Golf is a never-ending quest for improvement. No matter how good you get, there’s always ways to get better — and that truth holds up for even the best players in the world.
“I never feel like I’ve figured out this game,” Rory McIlroy said last year. “I don’t think I ever will. But everyday I wake up trying to get closer.”
This truth is discouraging for some, and emboldening for others. It’s tough knowing you’ll never perfect your craft, but the journey to improvement is part of the fun. That journey isn’t always a linear one, though. There are ebbs and flows in your game throughout your career that can have you on top of a mountain one day, and considering quitting the next.

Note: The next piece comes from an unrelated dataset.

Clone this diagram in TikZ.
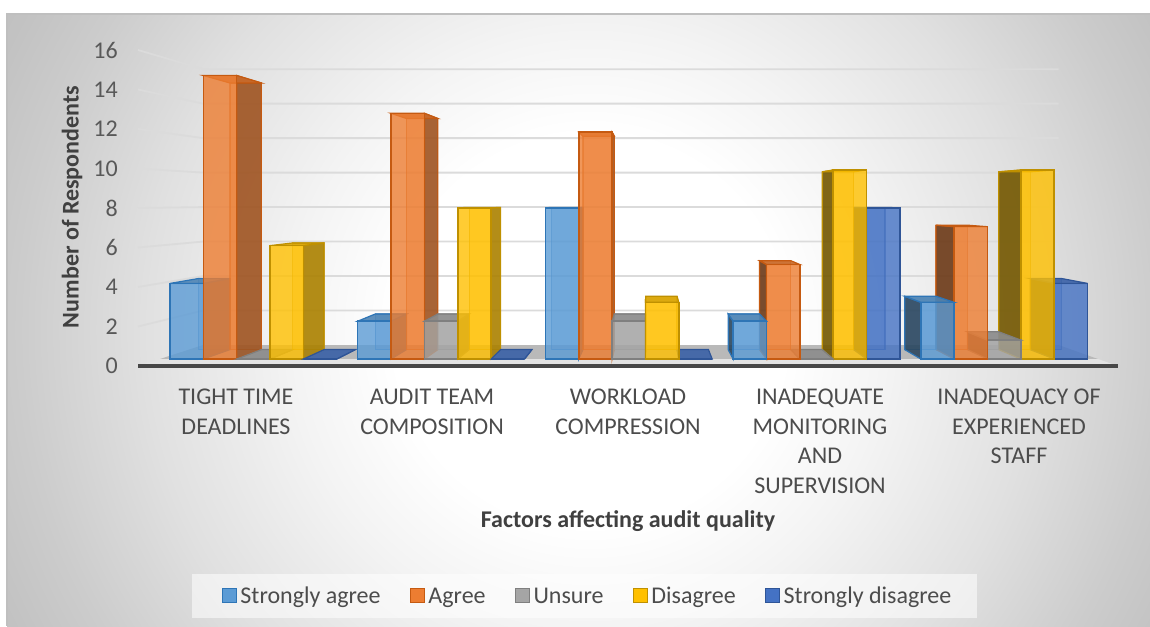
\documentclass[tikz,border=0pt]{standalone}
\usepackage{fontspec}
\setmainfont{Carlito}
\usepackage{tikz}
\usetikzlibrary{calc,positioning}
\usepackage{xcolor}

\definecolor{sagree}{HTML}{5B9BD5}
\definecolor{sagreeln}{HTML}{2E75B6}
\definecolor{agree}{HTML}{ED7D31}
\definecolor{agreeln}{HTML}{C55A11}
\definecolor{unsure}{HTML}{A5A5A5}
\definecolor{unsureln}{HTML}{7F7F7F}
\definecolor{disagree}{HTML}{FFC000}
\definecolor{disagreeln}{HTML}{BF9000}
\definecolor{sdisagree}{HTML}{4472C4}
\definecolor{sdisagreeln}{HTML}{2F5597}

\pgfdeclareradialshading{chartbg}{\pgfpoint{0bp}{0bp}}{color(0bp)=(white); color(7bp)=(white); color(10.7bp)=(gray!9); color(15.9bp)=(gray!24); color(20.4bp)=(gray!40); color(23.2bp)=(gray!48); color(25bp)=(gray!50); color(50bp)=(gray!50)}

\newcommand{\chartfont}{\fontsize{24}{29.5}\selectfont}

% one 3d column: group, slot, value, colour, visible side (R/L)
\newcommand{\colbar}[5]{%
  \coordinate (fbl) at ({170+187.7*#1+33.35*#2},359);
  \coordinate (fbr) at ({203.35+187.7*#1+33.35*#2},359);
  \coordinate (ftl) at ({170+187.7*#1+33.35*#2},{359-18.9*#3});
  \coordinate (ftr) at ({203.35+187.7*#1+33.35*#2},{359-18.9*#3});
  \coordinate (bbl) at ($(vp)!0.9404!(fbl)$);
  \coordinate (bbr) at ($(vp)!0.9404!(fbr)$);
  \coordinate (btl) at ($(vp)!0.9404!(ftl)$);
  \coordinate (btr) at ($(vp)!0.9404!(ftr)$);
  \filldraw[back face=#4] (bbl) -- (bbr) -- (btr) -- (btl) -- cycle;
  \ifx R#5
    \filldraw[lit side=#4] (fbr) -- (ftr) -- (btr) -- (bbr) -- cycle;
  \else
    \filldraw[dark side=#4] (fbl) -- (ftl) -- (btl) -- (bbl) -- cycle;
  \fi
  \filldraw[top face=#4] (ftl) -- (ftr) -- (btr) -- (btl) -- cycle;
  \filldraw[front face=#4] (fbl) rectangle (ftr);
}

\begin{document}
\begin{tikzpicture}[x=1pt,y=-1pt,
    grid line/.style={draw=gray!28,line width=1.8pt},
    tick label/.style={anchor=east,inner sep=0pt,text=black!65,font=\chartfont},
    cat label/.style={anchor=north,align=center,inner sep=0pt,text=black!70,font=\chartfont},
    axis title/.style={inner sep=0pt,text=black!75,font=\chartfont\bfseries},
    front face/.style={fill=#1,fill opacity=0.8,draw=#1ln,line width=1.5pt},
    back face/.style={fill=#1,fill opacity=0.35,draw=#1ln,draw opacity=0.6,line width=1.2pt},
    lit side/.style={fill=#1!65!black,fill opacity=0.85,draw=#1ln,line width=1.2pt},
    dark side/.style={fill=#1!42!black,fill opacity=0.85,draw=#1ln,line width=1.2pt},
    top face/.style={fill=#1!85!black,fill opacity=0.9,draw=#1ln,line width=1.2pt},
    legend key/.style={minimum size=14pt,inner sep=0pt,fill=#1,draw=#1ln,line width=1.5pt},
    legend text/.style={inner sep=0pt,text height=15pt,text depth=0pt,text=black!70,font=\chartfont}]
  \useasboundingbox (0,0) rectangle (1150,626);

  % Background
  \begin{scope}
    \clip (7,14) rectangle (1150,626);
    \shade[shading=chartbg] (590,330) circle (700pt);
  \end{scope}
  \draw[gray!50,line width=1.5pt] (1150,14) -- (7,14) -- (7,626);

  % Walls and floor
  \coordinate (vp) at (650,201);
  \foreach \v in {2,4,...,16}
    \draw[grid line] (138,{366-19.75*\v}) -- (203,{345-17.24*\v}) -- (1058.6,{345-17.24*\v});
  \fill[gray!55] (203,345) -- (1058.6,345) -- (1097.9,359) -- (160,359) -- cycle;
  \fill[gray!22] (160,359) -- (1097.9,359) -- (1118,366) -- (138,366) -- cycle;
  \draw[black!72,line width=3.5pt] (138,366) -- (1118,366);

  % Bars, left half from the left
  \colbar{0}{0}{4}{sagree}{R}
  \colbar{0}{1}{15}{agree}{R}
  \colbar{0}{2}{0}{unsure}{R}
  \colbar{0}{3}{6}{disagree}{R}
  \colbar{0}{4}{0}{sdisagree}{R}
  \colbar{1}{0}{2}{sagree}{R}
  \colbar{1}{1}{13}{agree}{R}
  \colbar{1}{2}{2}{unsure}{R}
  \colbar{1}{3}{8}{disagree}{R}
  \colbar{1}{4}{0}{sdisagree}{R}
  \colbar{2}{0}{8}{sagree}{R}
  \colbar{2}{1}{12}{agree}{R}
  \colbar{2}{2}{2}{unsure}{R}
  % Bars, right half from the right
  \colbar{4}{4}{4}{sdisagree}{L}
  \colbar{4}{3}{10}{disagree}{L}
  \colbar{4}{2}{1}{unsure}{L}
  \colbar{4}{1}{7}{agree}{L}
  \colbar{4}{0}{3}{sagree}{L}
  \colbar{3}{4}{8}{sdisagree}{L}
  \colbar{3}{3}{10}{disagree}{L}
  \colbar{3}{2}{0}{unsure}{L}
  \colbar{3}{1}{5}{agree}{L}
  \colbar{3}{0}{2}{sagree}{L}
  \colbar{2}{4}{0}{sdisagree}{L}
  \colbar{2}{3}{3}{disagree}{L}

  % Axis labels
  \foreach \v in {0,2,...,16}
    \node[tick label] (tick\v) at (118,{366-19.75*\v}) {\v};
  \node[cat label] (cat1) at (236,389) {TIGHT TIME\\DEADLINES};
  \node[cat label] (cat2) at (432,389) {AUDIT TEAM\\COMPOSITION};
  \node[cat label] (cat3) at (628,389) {WORKLOAD\\COMPRESSION};
  \node[cat label] (cat4) at (820,389) {INADEQUATE\\MONITORING\\AND\\SUPERVISION};
  \node[cat label] (cat5) at (1019,389) {INADEQUACY OF\\EXPERIENCED\\STAFF};
  \node[axis title,rotate=90] (ytitle) at (72,207) {Number of Respondents};
  \node[axis title] (xtitle) at (628,521) {Factors affecting audit quality};

  % Legend
  \fill[white,fill opacity=0.55] (192,574) rectangle (977,618);
  \node[legend key=sagree] (key1) at (229.5,595.5) {};
  \node[legend text,right=3pt of key1] (lab1) {Strongly agree};
  \node[legend key=agree,right=29pt of lab1] (key2) {};
  \node[legend text,right=3pt of key2] (lab2) {Agree};
  \node[legend key=unsure,right=29pt of lab2] (key3) {};
  \node[legend text,right=3pt of key3] (lab3) {Unsure};
  \node[legend key=disagree,right=29pt of lab3] (key4) {};
  \node[legend text,right=3pt of key4] (lab4) {Disagree};
  \node[legend key=sdisagree,right=29pt of lab4] (key5) {};
  \node[legend text,right=3pt of key5] (lab5) {Strongly disagree};
\end{tikzpicture}
\end{document}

Take the journey of Lou Stagner, for example. The data guru is not shy about documenting the progress of his game on Twitter, and he saw major gains toward the end of the season. But dropping six shots in 10 weeks didn’t tell the entire story — it was a process. He might’ve seen tons of improvement at the end of the year, but getting to that point took serious work.
“It may look like I improved quickly,” Stagner said. “But this journey started in December of 2021.”
At the end of 2021, Stagner decided to get serious about improvement on the golf course. So he began a regimented routine to help him shave strokes off his handicap. Below are the five keys he listed for his improvement.
1. Work with a coach
You’ve likely heard the cliché that if you’re serious about golf, you need to take lessons. But the reason it’s repeated ad nauseam is because it’s true. Sure, you can make some gains on your own, but if you really want to improve, you’ll get the assistance of an expert.
2. ‘Short’ club
Another key for Stagner came in the form of a short club he keeps in his house. He periodically picked it up throughout the day to instill the positions he was looking for in his swing. It might not seem like much, but if you’re able to groove the proper feel over and over again, it’ll become second nature.
3. Swinging rope
Sometimes the best training aids are the simple ones. That’s certainly the case for the rope Stagner used to groove his swing. For this drill, all you need is a rope to work on kinematic sequencing and tempo. Once you can properly swing the rope, swinging a club will feel easy.
A reliable swing finds reliable positions at key moments in the swing — and you need to be able to find these positions. The best way to do that? Focus on feels. Find drills that help over exaggerate the positions you need to be in, and work on feeling that during your practice. If you can feel the proper positions, you’ll be well on your way to more consistency.
To be efficient with your practice, you need feedback. Whether that be from a launch monitor, watching video or simply finding it in the dirt, you need feedback on your swing. Try altering your swing to manipulate the numbers on the monitor, or looks on the video, and see how it affects your ball flight. Once you understand how your swing alterations affect the flight, you’ll be on your way to having better control of the ball.